<<<<
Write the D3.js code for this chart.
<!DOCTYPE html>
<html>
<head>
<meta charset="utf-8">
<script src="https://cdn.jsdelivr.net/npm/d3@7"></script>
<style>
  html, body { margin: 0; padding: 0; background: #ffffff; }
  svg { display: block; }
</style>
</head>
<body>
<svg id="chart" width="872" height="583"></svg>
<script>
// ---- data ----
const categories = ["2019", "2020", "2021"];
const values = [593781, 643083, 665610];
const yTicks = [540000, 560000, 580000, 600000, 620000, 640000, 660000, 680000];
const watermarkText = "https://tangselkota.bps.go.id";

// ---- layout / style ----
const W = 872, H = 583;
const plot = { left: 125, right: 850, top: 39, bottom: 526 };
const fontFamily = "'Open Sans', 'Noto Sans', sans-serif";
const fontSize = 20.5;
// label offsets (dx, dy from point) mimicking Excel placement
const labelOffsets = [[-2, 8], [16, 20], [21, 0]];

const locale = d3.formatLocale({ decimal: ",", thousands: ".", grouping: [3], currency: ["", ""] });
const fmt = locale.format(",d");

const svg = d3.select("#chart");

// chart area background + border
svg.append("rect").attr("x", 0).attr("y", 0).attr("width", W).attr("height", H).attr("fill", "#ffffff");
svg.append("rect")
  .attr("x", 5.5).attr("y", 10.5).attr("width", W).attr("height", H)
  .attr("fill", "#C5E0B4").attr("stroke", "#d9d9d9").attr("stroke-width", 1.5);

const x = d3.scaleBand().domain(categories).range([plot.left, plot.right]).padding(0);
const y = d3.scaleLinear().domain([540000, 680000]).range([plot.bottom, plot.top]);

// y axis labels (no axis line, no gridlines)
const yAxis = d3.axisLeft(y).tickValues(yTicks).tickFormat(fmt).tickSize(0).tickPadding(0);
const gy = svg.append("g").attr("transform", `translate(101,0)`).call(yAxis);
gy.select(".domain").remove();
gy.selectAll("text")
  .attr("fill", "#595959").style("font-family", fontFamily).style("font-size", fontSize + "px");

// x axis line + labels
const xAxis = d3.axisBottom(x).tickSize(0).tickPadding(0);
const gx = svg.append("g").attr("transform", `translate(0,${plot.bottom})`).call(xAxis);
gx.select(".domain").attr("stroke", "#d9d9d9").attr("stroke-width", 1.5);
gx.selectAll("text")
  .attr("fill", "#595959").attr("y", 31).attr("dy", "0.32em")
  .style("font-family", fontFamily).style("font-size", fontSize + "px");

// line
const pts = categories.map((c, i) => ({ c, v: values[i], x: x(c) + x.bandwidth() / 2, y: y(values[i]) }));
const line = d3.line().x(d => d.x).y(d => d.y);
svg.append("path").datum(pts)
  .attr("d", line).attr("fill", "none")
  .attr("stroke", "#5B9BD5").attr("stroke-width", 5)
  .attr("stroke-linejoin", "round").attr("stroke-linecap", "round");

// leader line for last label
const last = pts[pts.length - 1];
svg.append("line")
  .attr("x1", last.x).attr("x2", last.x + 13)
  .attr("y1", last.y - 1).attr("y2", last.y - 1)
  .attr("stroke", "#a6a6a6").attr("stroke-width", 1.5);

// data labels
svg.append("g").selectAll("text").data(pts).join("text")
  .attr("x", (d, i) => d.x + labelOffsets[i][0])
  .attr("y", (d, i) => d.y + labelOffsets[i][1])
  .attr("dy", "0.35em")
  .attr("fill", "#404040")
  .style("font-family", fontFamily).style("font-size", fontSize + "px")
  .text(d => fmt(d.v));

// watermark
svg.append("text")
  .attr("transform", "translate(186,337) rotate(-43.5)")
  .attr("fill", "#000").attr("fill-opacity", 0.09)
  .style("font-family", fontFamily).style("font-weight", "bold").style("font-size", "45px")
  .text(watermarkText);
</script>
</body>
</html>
>>>>
<<<<
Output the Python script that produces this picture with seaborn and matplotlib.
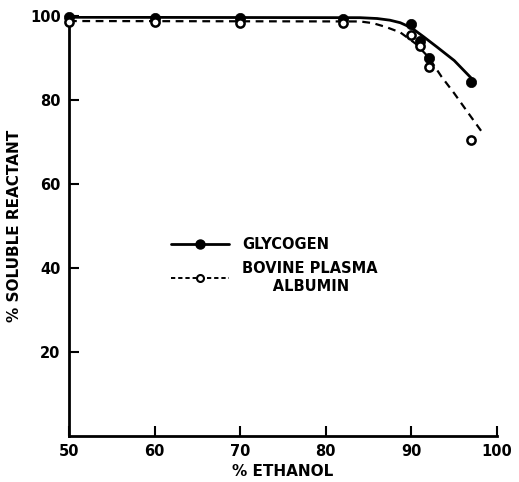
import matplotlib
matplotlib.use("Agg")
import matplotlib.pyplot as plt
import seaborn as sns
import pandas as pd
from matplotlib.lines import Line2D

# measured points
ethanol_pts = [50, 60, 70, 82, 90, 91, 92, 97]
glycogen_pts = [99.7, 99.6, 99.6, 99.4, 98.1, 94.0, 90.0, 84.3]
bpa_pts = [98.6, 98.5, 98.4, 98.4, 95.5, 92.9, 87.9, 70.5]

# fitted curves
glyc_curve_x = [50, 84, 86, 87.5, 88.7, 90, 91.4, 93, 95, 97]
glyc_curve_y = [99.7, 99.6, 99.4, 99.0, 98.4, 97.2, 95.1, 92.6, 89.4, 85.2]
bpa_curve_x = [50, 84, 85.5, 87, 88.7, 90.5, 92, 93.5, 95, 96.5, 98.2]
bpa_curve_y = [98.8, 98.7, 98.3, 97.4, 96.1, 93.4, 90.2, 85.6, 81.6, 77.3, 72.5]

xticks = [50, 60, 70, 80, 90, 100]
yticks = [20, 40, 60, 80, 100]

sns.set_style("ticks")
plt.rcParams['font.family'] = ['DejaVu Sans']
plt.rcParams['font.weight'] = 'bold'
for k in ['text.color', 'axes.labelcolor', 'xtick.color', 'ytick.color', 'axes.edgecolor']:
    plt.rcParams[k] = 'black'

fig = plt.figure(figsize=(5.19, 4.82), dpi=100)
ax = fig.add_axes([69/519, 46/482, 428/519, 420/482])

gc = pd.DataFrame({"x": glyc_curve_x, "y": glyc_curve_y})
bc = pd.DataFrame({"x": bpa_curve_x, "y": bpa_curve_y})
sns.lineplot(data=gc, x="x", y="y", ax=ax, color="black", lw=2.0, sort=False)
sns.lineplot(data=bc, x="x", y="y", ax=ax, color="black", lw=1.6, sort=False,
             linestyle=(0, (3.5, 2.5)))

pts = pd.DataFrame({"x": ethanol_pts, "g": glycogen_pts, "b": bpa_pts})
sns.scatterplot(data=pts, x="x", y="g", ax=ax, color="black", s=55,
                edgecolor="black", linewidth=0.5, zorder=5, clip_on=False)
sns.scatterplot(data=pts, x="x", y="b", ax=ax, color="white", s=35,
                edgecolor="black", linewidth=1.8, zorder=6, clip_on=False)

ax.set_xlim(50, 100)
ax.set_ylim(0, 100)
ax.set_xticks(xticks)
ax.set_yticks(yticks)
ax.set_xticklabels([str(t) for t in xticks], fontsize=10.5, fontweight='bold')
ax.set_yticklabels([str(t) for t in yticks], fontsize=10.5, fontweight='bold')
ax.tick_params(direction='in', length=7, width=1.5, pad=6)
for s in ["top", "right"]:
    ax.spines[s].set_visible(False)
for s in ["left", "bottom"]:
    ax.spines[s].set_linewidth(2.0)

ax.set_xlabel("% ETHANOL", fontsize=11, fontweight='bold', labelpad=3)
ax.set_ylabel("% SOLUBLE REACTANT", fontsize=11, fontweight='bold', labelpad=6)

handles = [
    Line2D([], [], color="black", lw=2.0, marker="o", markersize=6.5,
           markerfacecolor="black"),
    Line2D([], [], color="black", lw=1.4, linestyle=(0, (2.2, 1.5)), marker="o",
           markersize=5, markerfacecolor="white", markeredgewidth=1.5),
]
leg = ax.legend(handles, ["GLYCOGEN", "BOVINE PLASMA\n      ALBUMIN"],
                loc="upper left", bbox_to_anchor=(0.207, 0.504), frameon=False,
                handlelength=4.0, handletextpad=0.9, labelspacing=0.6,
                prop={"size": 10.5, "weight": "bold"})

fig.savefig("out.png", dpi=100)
>>>>
**WHAT NEEDS TO BE DONE**:
Return the material from the line containing "Output the Python" through the line containing "bpa_pts = [98.6, 98.5, 98.4, 98.4, 95.5, 92.9, 87.9, 70.5]", exactly and in full, but without its pictures.

**COMPLETE ANSWER**:
Output the Python script that produces this picture with seaborn and matplotlib.
import matplotlib
matplotlib.use("Agg")
import matplotlib.pyplot as plt
import seaborn as sns
import pandas as pd
from matplotlib.lines import Line2D

# measured points
ethanol_pts = [50, 60, 70, 82, 90, 91, 92, 97]
glycogen_pts = [99.7, 99.6, 99.6, 99.4, 98.1, 94.0, 90.0, 84.3]
bpa_pts = [98.6, 98.5, 98.4, 98.4, 95.5, 92.9, 87.9, 70.5]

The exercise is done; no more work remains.